What does the Biennale de Lyon mean to you?
I must first say what a great pleasure and great honour it is to be chosen to curate the next Biennale de Lyon. Thierry Raspail, its initiator and artistic director, has established the Biennale as one of the world’s most respected art biennials. It’s a biennale d’auteur, which always has a strongly-defined concept and theme and a clear profile, and which has already had internationally-renowned curators such as Harald Szeemann, Jean Hubert Martin, Nicolas Bourriaud, Jérôme Sans and Hans Ulrich Obrist. I’ve already had opportunities to work with Thierry Raspail and his team in other contexts, and these experiences have given me a good idea of how skilled and creative they are in managing big, complex projects like the Biennale. I’m delighted to be collaborating with them again.
How’s your 2013 Biennale project shaping up?
For the moment, I’m working on a fairly broad notion of narrative structures, and looking for contemporary artist who have a special interest in the formal articulation of their visual stories and in developing original narrative systems. Over recent decades, as we have entered the so-called post-media or post-conceptual age, artists have grown more concerned with creating new narrative structures to communicate their stories, whether real or imaginary, and their experiences, whether large or small. Their starting-point is no longer the material and technique of painting or traditional sculpture, but a concept, idea or story to which they will then give material expression. Up to a point, one can even say that the originality of their artistic gesture stems from the originality of the narrative constructions, which can involve extremely diverse materials and novel spatial organisations.

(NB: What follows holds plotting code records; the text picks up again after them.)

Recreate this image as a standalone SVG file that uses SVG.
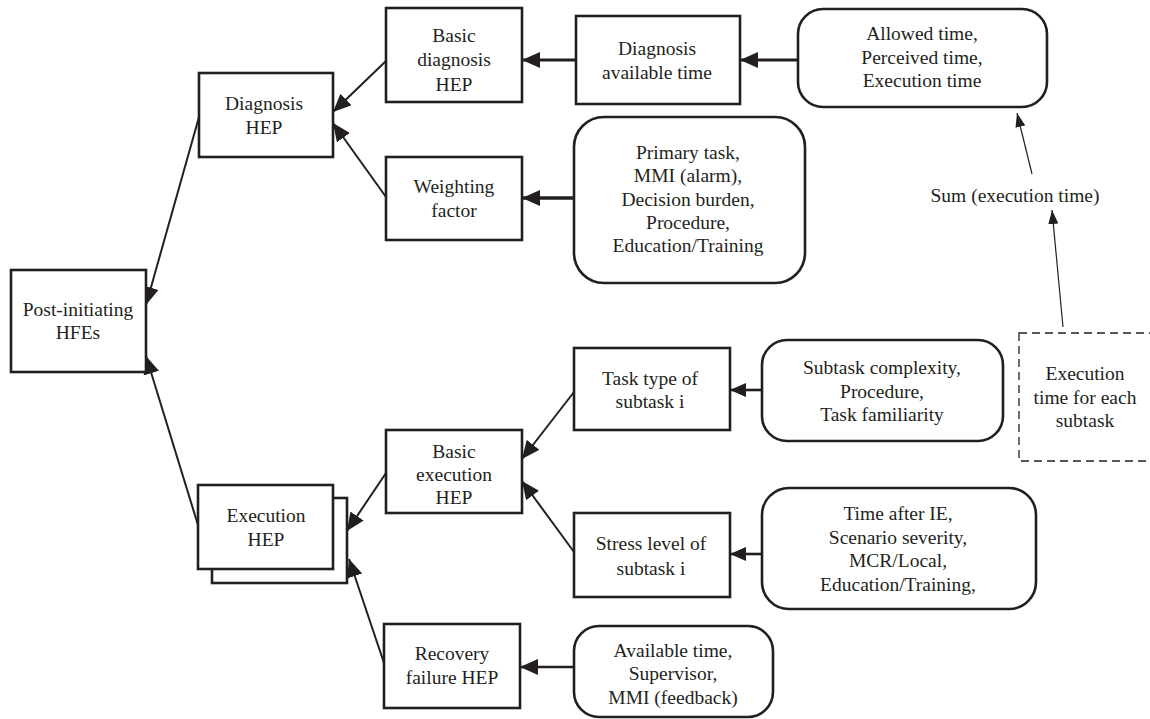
<svg xmlns="http://www.w3.org/2000/svg" width="1150" height="719" viewBox="0 0 1150 719">
  <style>
    .box { fill: #ffffff; stroke: #231f20; stroke-width: 2.6; }
    .dash { fill: none; stroke: #231f20; stroke-width: 1.3; stroke-dasharray: 8 5; }
    .t { font-family: "Liberation Serif", "Times New Roman", serif; font-size: 19.5px; fill: #231f20; text-anchor: middle; }
    .c { fill: none; stroke: #231f20; stroke-linecap: butt; }
  </style>
  <defs>
    <marker id="ah" markerUnits="userSpaceOnUse" markerWidth="18" markerHeight="16" refX="18" refY="8" orient="auto">
      <path d="M0,0 L18,8 L0,16 z" fill="#231f20"/>
    </marker>
    <marker id="ahm" markerUnits="userSpaceOnUse" markerWidth="16" markerHeight="14" refX="16" refY="7" orient="auto">
      <path d="M0,0 L16,7 L0,14 z" fill="#231f20"/>
    </marker>
    <marker id="ahs" markerUnits="userSpaceOnUse" markerWidth="14" markerHeight="10" refX="14" refY="5" orient="auto">
      <path d="M0,0 L14,5 L0,10 z" fill="#231f20"/>
    </marker>
  </defs>

  <g id="connectors">
    <line class="c" x1="199" y1="117" x2="146" y2="305" stroke-width="2" marker-end="url(#ah)"/>
    <line class="c" x1="198" y1="525" x2="146" y2="356" stroke-width="2" marker-end="url(#ah)"/>
    <line class="c" x1="386" y1="61" x2="333" y2="112" stroke-width="2" marker-end="url(#ah)"/>
    <line class="c" x1="386" y1="197" x2="333" y2="123" stroke-width="2" marker-end="url(#ah)"/>
    <line class="c" x1="576" y1="60" x2="522" y2="60" stroke-width="3" marker-end="url(#ah)"/>
    <line class="c" x1="798" y1="60" x2="740" y2="60" stroke-width="3" marker-end="url(#ah)"/>
    <line class="c" x1="574" y1="198" x2="522" y2="198" stroke-width="3.5" marker-end="url(#ah)"/>
    <line class="c" x1="1032" y1="174" x2="1017" y2="113" stroke-width="1.2" marker-end="url(#ahs)"/>
    <line class="c" x1="1063" y1="327" x2="1052" y2="210" stroke-width="1.2" marker-end="url(#ahs)"/>
    <line class="c" x1="386" y1="473" x2="347" y2="531" stroke-width="2" marker-end="url(#ah)"/>
    <line class="c" x1="384" y1="663" x2="349" y2="559" stroke-width="2" marker-end="url(#ah)"/>
    <line class="c" x1="574" y1="392" x2="522" y2="459" stroke-width="2" marker-end="url(#ah)"/>
    <line class="c" x1="574" y1="552" x2="522" y2="481" stroke-width="2" marker-end="url(#ah)"/>
    <line class="c" x1="762" y1="390" x2="730" y2="390" stroke-width="2.6" marker-end="url(#ahm)"/>
    <line class="c" x1="762" y1="554" x2="730" y2="554" stroke-width="2.6" marker-end="url(#ahm)"/>
    <line class="c" x1="574" y1="667" x2="520" y2="667" stroke-width="2.6" marker-end="url(#ah)"/>
  </g>

  <g id="post-initiating">
    <rect class="box" x="11" y="270" width="135" height="102"/>
    <text class="t" x="78" y="316">Post-initiating</text>
    <text class="t" x="78" y="339">HFEs</text>
  </g>

  <g id="diagnosis-hep">
    <rect class="box" x="199" y="73" width="134" height="84"/>
    <text class="t" x="264" y="110">Diagnosis</text>
    <text class="t" x="264" y="134">HEP</text>
  </g>

  <g id="basic-diagnosis">
    <rect class="box" x="386" y="8" width="136" height="94"/>
    <text class="t" x="454" y="42">Basic</text>
    <text class="t" x="454" y="66">diagnosis</text>
    <text class="t" x="454" y="91">HEP</text>
  </g>

  <g id="diagnosis-available-time">
    <rect class="box" x="576" y="16" width="164" height="88"/>
    <text class="t" x="657" y="55">Diagnosis</text>
    <text class="t" x="657" y="79">available time</text>
  </g>

  <g id="allowed-time">
    <rect class="box" x="798" y="9" width="249" height="98" rx="25" ry="25"/>
    <text class="t" x="922" y="40">Allowed time,</text>
    <text class="t" x="922" y="64">Perceived time,</text>
    <text class="t" x="922" y="87">Execution time</text>
  </g>

  <g id="weighting-factor">
    <rect class="box" x="386" y="157" width="136" height="83"/>
    <text class="t" x="454" y="193">Weighting</text>
    <text class="t" x="454" y="217">factor</text>
  </g>

  <g id="diagnosis-psf">
    <rect class="box" x="574" y="117" width="231" height="166" rx="30" ry="30"/>
    <text class="t" x="688" y="159">Primary task,</text>
    <text class="t" x="688" y="182">MMI (alarm),</text>
    <text class="t" x="688" y="206">Decision burden,</text>
    <text class="t" x="688" y="229">Procedure,</text>
    <text class="t" x="688" y="252">Education/Training</text>
  </g>

  <g id="sum-execution-time">
    <text class="t" x="1015" y="202">Sum (execution time)</text>
  </g>

  <g id="execution-time-each-subtask">
    <rect class="dash" x="1019" y="333" width="136" height="128"/>
    <text class="t" x="1085" y="380">Execution</text>
    <text class="t" x="1085" y="404">time for each</text>
    <text class="t" x="1085" y="427">subtask</text>
  </g>

  <g id="execution-hep">
    <rect class="box" x="212" y="498" width="135" height="85"/>
    <rect class="box" x="198" y="485" width="135" height="84"/>
    <text class="t" x="266" y="522">Execution</text>
    <text class="t" x="266" y="546">HEP</text>
  </g>

  <g id="basic-execution">
    <rect class="box" x="386" y="430" width="136" height="83"/>
    <text class="t" x="454" y="458">Basic</text>
    <text class="t" x="454" y="481">execution</text>
    <text class="t" x="454" y="504">HEP</text>
  </g>

  <g id="task-type">
    <rect class="box" x="574" y="348" width="156" height="82"/>
    <text class="t" x="650" y="385">Task type of</text>
    <text class="t" x="650" y="408">subtask i</text>
  </g>

  <g id="task-type-psf">
    <rect class="box" x="762" y="340" width="241" height="101" rx="25" ry="25"/>
    <text class="t" x="882" y="374">Subtask complexity,</text>
    <text class="t" x="882" y="398">Procedure,</text>
    <text class="t" x="882" y="421">Task familiarity</text>
  </g>

  <g id="stress-level">
    <rect class="box" x="574" y="513" width="156" height="84"/>
    <text class="t" x="651" y="550">Stress level of</text>
    <text class="t" x="651" y="575">subtask i</text>
  </g>

  <g id="stress-psf">
    <rect class="box" x="762" y="488" width="274" height="121" rx="27" ry="27"/>
    <text class="t" x="898" y="520">Time after IE,</text>
    <text class="t" x="898" y="544">Scenario severity,</text>
    <text class="t" x="898" y="567">MCR/Local,</text>
    <text class="t" x="898" y="591">Education/Training,</text>
  </g>

  <g id="recovery-failure">
    <rect class="box" x="384" y="624" width="136" height="84"/>
    <text class="t" x="452" y="660">Recovery</text>
    <text class="t" x="452" y="684">failure HEP</text>
  </g>

  <g id="recovery-psf">
    <rect class="box" x="574" y="626" width="199" height="91" rx="25" ry="25"/>
    <text class="t" x="673" y="657">Available time,</text>
    <text class="t" x="673" y="680">Supervisor,</text>
    <text class="t" x="673" y="704">MMI (feedback)</text>
  </g>
</svg>
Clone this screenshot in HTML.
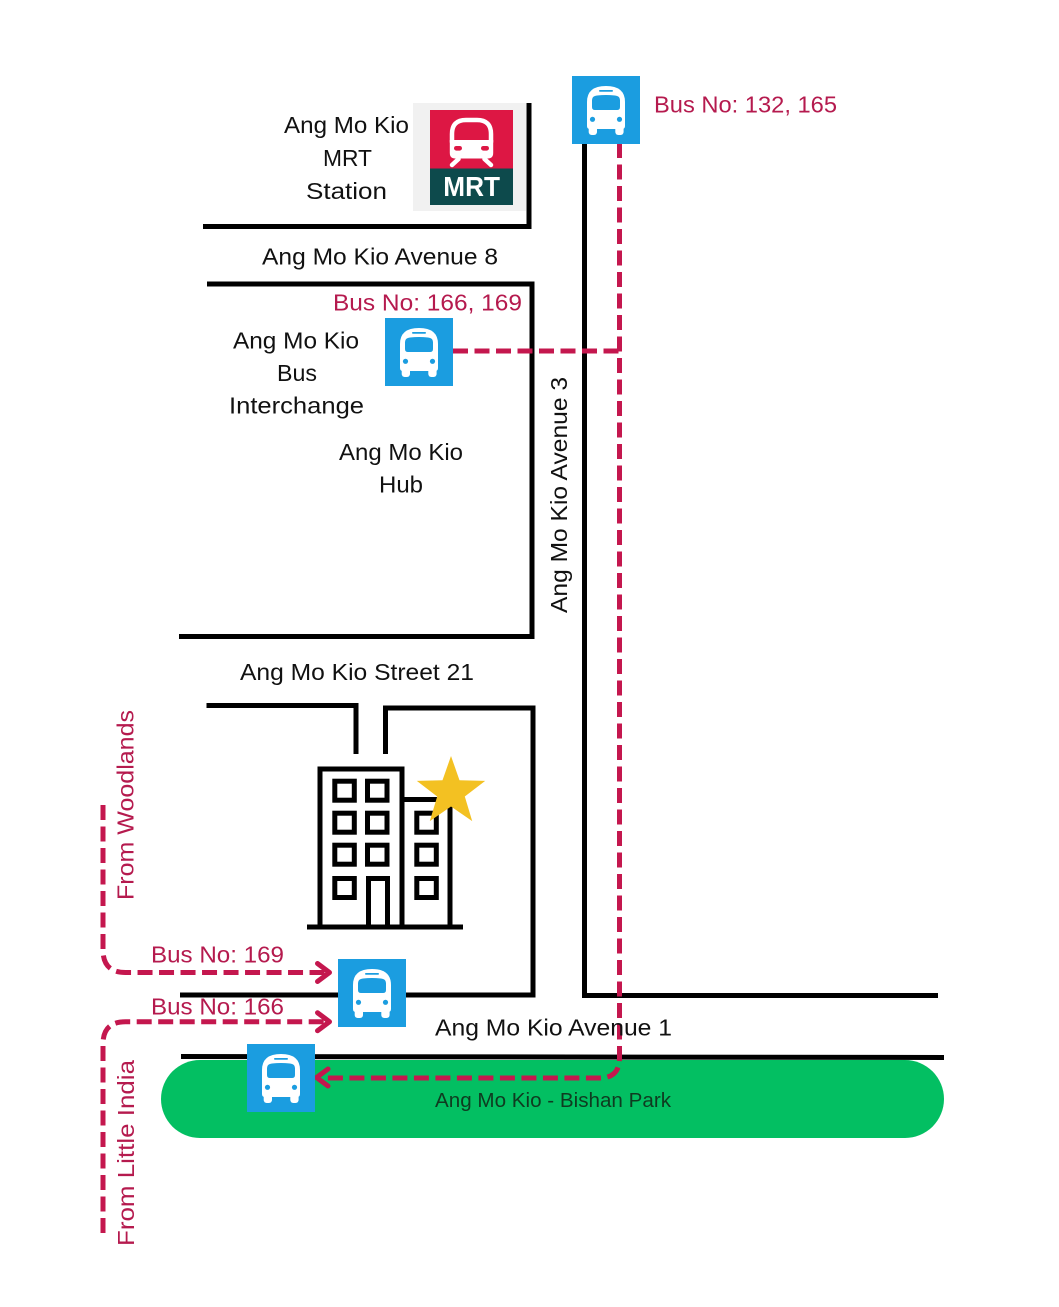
<!DOCTYPE html>
<html>
<head>
<meta charset="utf-8">
<style>
html,body{margin:0;padding:0;background:#fff;}
svg{display:block;}
text{font-family:"Liberation Sans",Arial,sans-serif;}
</style>
</head>
<body>
<svg width="1059" height="1307" viewBox="0 0 1059 1307" xmlns="http://www.w3.org/2000/svg">
<defs>
  <g id="bus">
    <rect x="0" y="0" width="68" height="68" fill="#1b9de0"/>
    <path d="M15,26 Q15,10 34,10 Q53,10 53,26 L53,50 Q53,53 50,53 L18,53 Q15,53 15,50 Z" fill="#fff"/>
    <path d="M20,24 Q20,20 25,19.5 Q34,18.5 43,19.5 Q48,20 48,24 L48,31 Q48,34 45,34 L23,34 Q20,34 20,31 Z" fill="#1b9de0"/>
    <rect x="27" y="14" width="14" height="1.8" rx="0.9" fill="#1b9de0"/>
    <circle cx="20.5" cy="43.3" r="2.6" fill="#1b9de0"/>
    <circle cx="47.5" cy="43.3" r="2.6" fill="#1b9de0"/>
    <rect x="16.7" y="48" width="8.3" height="11" rx="3" fill="#fff"/>
    <rect x="43.3" y="48" width="8.3" height="11" rx="3" fill="#fff"/>
  </g>
</defs>

<!-- Green park -->
<rect x="161" y="1060" width="783" height="78" rx="39" ry="39" fill="#03bf62"/>

<!-- Black roads -->
<g fill="none" stroke="#000" stroke-width="5" stroke-linejoin="miter">
  <polyline points="203,226.5 529,226.5 529,103"/>
  <polyline points="207,284 532,284 532,636.5 179,636.5"/>
  <polyline points="206.5,705.5 356,705.5 356,754"/>
  <polyline points="385.5,754 385.5,708 533,708 533,995 180,995"/>
  <polyline points="584.5,143 584.5,995.5 938,995.5"/>
  <line x1="181" y1="1056.5" x2="944" y2="1057.5"/>
</g>

<!-- MRT logo -->
<rect x="413" y="103" width="113" height="108" fill="#f1f1f1"/>
<rect x="430" y="110" width="83" height="58.5" fill="#dd1744"/>
<rect x="430" y="168.5" width="83" height="36.5" fill="#0d4a4c"/>
<g fill="none" stroke="#fff" stroke-width="4.5" stroke-linecap="round" stroke-linejoin="round">
  <path d="M452,142 L452,134 Q452,120 466,120 L477,120 Q491,120 491,134 L491,142"/>
  <line x1="458.5" y1="159" x2="452" y2="165"/>
  <line x1="484.5" y1="159" x2="491" y2="165"/>
</g>
<path d="M449.8,140 L493.2,140 L493.2,153 Q493.2,158.5 487.7,158.5 L455.3,158.5 Q449.8,158.5 449.8,153 Z" fill="#fff"/>
<rect x="454" y="146" width="8" height="4.6" rx="2.3" fill="#dd1744"/>
<rect x="481" y="146" width="8" height="4.6" rx="2.3" fill="#dd1744"/>
<text x="443.3" y="196" font-size="27.5" font-weight="bold" fill="#fff" textLength="56.7" lengthAdjust="spacingAndGlyphs">MRT</text>

<!-- Building -->
<g fill="none" stroke="#000" stroke-width="5">
  <path d="M320,927 L320,769 L402,769 L402,927"/>
  <path d="M402,799.5 L450,799.5 L450,927"/>
  <line x1="307" y1="927" x2="463" y2="927"/>
  <path d="M368.5,927 L368.5,878.5 L387.5,878.5 L387.5,927"/>
  <rect x="334.8" y="781.2" width="19.5" height="19"/>
  <rect x="367.5" y="781.2" width="19.5" height="19"/>
  <rect x="334.8" y="813.2" width="19.5" height="19"/>
  <rect x="367.5" y="813.2" width="19.5" height="19"/>
  <rect x="334.8" y="845.2" width="19.5" height="19"/>
  <rect x="367.5" y="845.2" width="19.5" height="19"/>
  <rect x="334.8" y="878.5" width="19.5" height="19"/>
  <rect x="416.8" y="813.2" width="19.5" height="19"/>
  <rect x="416.8" y="845.2" width="19.5" height="19"/>
  <rect x="416.8" y="878.5" width="19.5" height="19"/>
</g>
<polygon points="451,756 459.5,780.3 485.2,780.9 464.8,796.5 472.2,821.1 451,806.5 429.8,821.1 437.2,796.5 416.8,780.9 442.5,780.3" fill="#f3c122"/>

<!-- Red dashed routes -->
<g fill="none" stroke="#c4174e" stroke-width="5" stroke-dasharray="15 6.5">
  <path d="M619.5,143 L619.5,1058 Q619.5,1078 599.5,1078 L322,1078"/>
  <path d="M453,351 L619,351"/>
  <path d="M103,805 L103,950 Q103,972.5 125.5,972.5 L326,972.5"/>
  <path d="M103,1233 L103,1044 Q103,1021.7 125.5,1021.7 L326,1021.7"/>
</g>
<g fill="none" stroke="#c4174e" stroke-width="5" stroke-linecap="round" stroke-linejoin="round">
  <polyline points="317.5,963.5 329.5,972.5 317.5,981.5"/>
  <polyline points="317.5,1012.7 329.5,1021.7 317.5,1030.7"/>
  <polyline points="328,1069 316.5,1077.5 328,1086"/>
</g>

<!-- Bus icons -->
<use href="#bus" x="572" y="76"/>
<use href="#bus" x="385" y="318"/>
<use href="#bus" x="338" y="959"/>
<use href="#bus" x="247" y="1044"/>

<!-- Black labels -->
<g font-size="23.5" fill="#111">
  <text x="284" y="133" textLength="125" lengthAdjust="spacingAndGlyphs">Ang Mo Kio</text>
  <text x="323" y="166" textLength="49" lengthAdjust="spacingAndGlyphs">MRT</text>
  <text x="306" y="199" textLength="81" lengthAdjust="spacingAndGlyphs">Station</text>
  <text x="262" y="264.3" textLength="236" lengthAdjust="spacingAndGlyphs">Ang Mo Kio Avenue 8</text>
  <text x="233" y="348.3" textLength="126" lengthAdjust="spacingAndGlyphs">Ang Mo Kio</text>
  <text x="277" y="381" textLength="40" lengthAdjust="spacingAndGlyphs">Bus</text>
  <text x="229" y="413.5" textLength="135" lengthAdjust="spacingAndGlyphs">Interchange</text>
  <text x="339" y="460" textLength="124" lengthAdjust="spacingAndGlyphs">Ang Mo Kio</text>
  <text x="379" y="492.7" textLength="44" lengthAdjust="spacingAndGlyphs">Hub</text>
  <text transform="translate(567,613) rotate(-90)" textLength="236" lengthAdjust="spacingAndGlyphs">Ang Mo Kio Avenue 3</text>
  <text x="240" y="680" textLength="234" lengthAdjust="spacingAndGlyphs">Ang Mo Kio Street 21</text>
  <text x="435" y="1035.5" textLength="237" lengthAdjust="spacingAndGlyphs">Ang Mo Kio Avenue 1</text>
</g>
<text x="435" y="1107" font-size="20" fill="#0f3b20" textLength="236" lengthAdjust="spacingAndGlyphs">Ang Mo Kio - Bishan Park</text>

<!-- Red labels -->
<g font-size="23.5" fill="#b51a4e">
  <text x="654" y="112.5" textLength="183" lengthAdjust="spacingAndGlyphs">Bus No: 132, 165</text>
  <text x="333" y="310.5" textLength="189" lengthAdjust="spacingAndGlyphs">Bus No: 166, 169</text>
  <text x="151" y="962.3" textLength="133" lengthAdjust="spacingAndGlyphs">Bus No: 169</text>
  <text x="151" y="1014.3" textLength="133" lengthAdjust="spacingAndGlyphs">Bus No: 166</text>
  <text transform="translate(133.5,900) rotate(-90)" textLength="190" lengthAdjust="spacingAndGlyphs">From Woodlands</text>
  <text transform="translate(134,1246) rotate(-90)" textLength="186" lengthAdjust="spacingAndGlyphs">From Little India</text>
</g>
</svg>
</body>
</html>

Do you already have a title?
No, not yet. There’s no hurry. The title will come to me during my search for, and contact with, the artists and their work.
Gunnar Kvaran: Born in Reykjavik, Iceland in 1955. PhD in Art History from l´Université de Provence, Aix-en-Provence, France, 1986. Director of The Ásmundur Sveinsson Sculpture Museum, Reykjavík, Iceland 1983-1989 (Incorporated into the responsibilities of Director of Reykjavík Municipal Art Museum since 1989). Director of The Reykjavik Art Museum from 1989-1997, Director of The Bergen Art Museum, Bergen, Norway from 1997-2001. Director of The Astrup Fearnley Museum of Modern Art, Oslo, Norway since 2001.
Kvaran worked as an Art Critic for Dagblaðið Vísir daily, Reykjavik from 1981-1985.
Commissioner/curator for the Icelandic pavilion at the Biennale di Venezia in 1984, 1986, 1988, 1990. Chairman, Icelandic Exhibitions Abroad, 1986-1990. Chairman, Association of Icelandic Critics, 1984-1986. President, Icelandic branch of A.I.C.A. (Association International des Critiques d’Arts) 1986-1991. Curator of 2nd Moscow Biennale, 2007.
12th Biennale de Lyon: 12 September to 29 December 2013.